BERLIN (AP) _ Germany will resume transports of highly radioactive waste from nuclear power plants after a nearly two-year ban triggered by safety concerns, the government said Wednesday.

The nuclear safety agency announced it had approved shipments from three power plants to a temporary storage site at Ahaus near the Dutch border after safety rules were tightened.

The rail transports have been a focal point for German anti-nuclear protesters for years, often triggering clashes with police escorting the sealed containers.

Some of the waste will travel about 250 miles from Neckarwestheim in southwestern Germany.
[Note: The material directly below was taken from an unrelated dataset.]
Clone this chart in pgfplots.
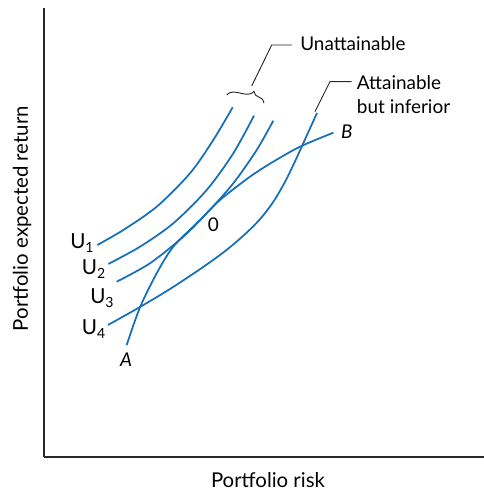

Transports aren’t expected to resume until August because of lengthy approval procedures, officials said.

The previous German government suspended the transports in May 1998 after radioactive contamination beyond legal levels was detected on the outside of the containers.

Since then, waste has been piling up in limited storage sites at Germany’s 19 nuclear plants, some of which are threatened with closure unless transports resume this year.

The transports have been a contentious issue in the government’s negotiations with the energy industry on weaning Germany off nuclear power.

Environment Minister Juergen Trittin, a member of the Greens party, issued a statement Wednesday warning operators that demonstrations could heat up again unless they join in sincere talks to phase out nuclear energy.

German nuclear power operators have contracts with nuclear waste reprocessing plants in Britain and France, and Trittin had sought a permanent ban on waste exports by Jan. 1. But Chancellor Gerhard Schroeder overruled Trittin after an outcry from the operators and threats from London and Paris to seek compensation if the lucrative contracts were canceled.

The Federal Radiation Safety Office in Berlin said it had approved the transport of the waste from nuclear plants at Biblis, Neckarwestheim and Philippsburg, all in western Germany.

Greenpeace, the environmental group, was quick to criticize the decision.

``It is irresponsible that the interests of the nuclear industry take precedence over the safety of railway workers, police and those living near the rail routes,″ spokeswoman Susanne Ochse said.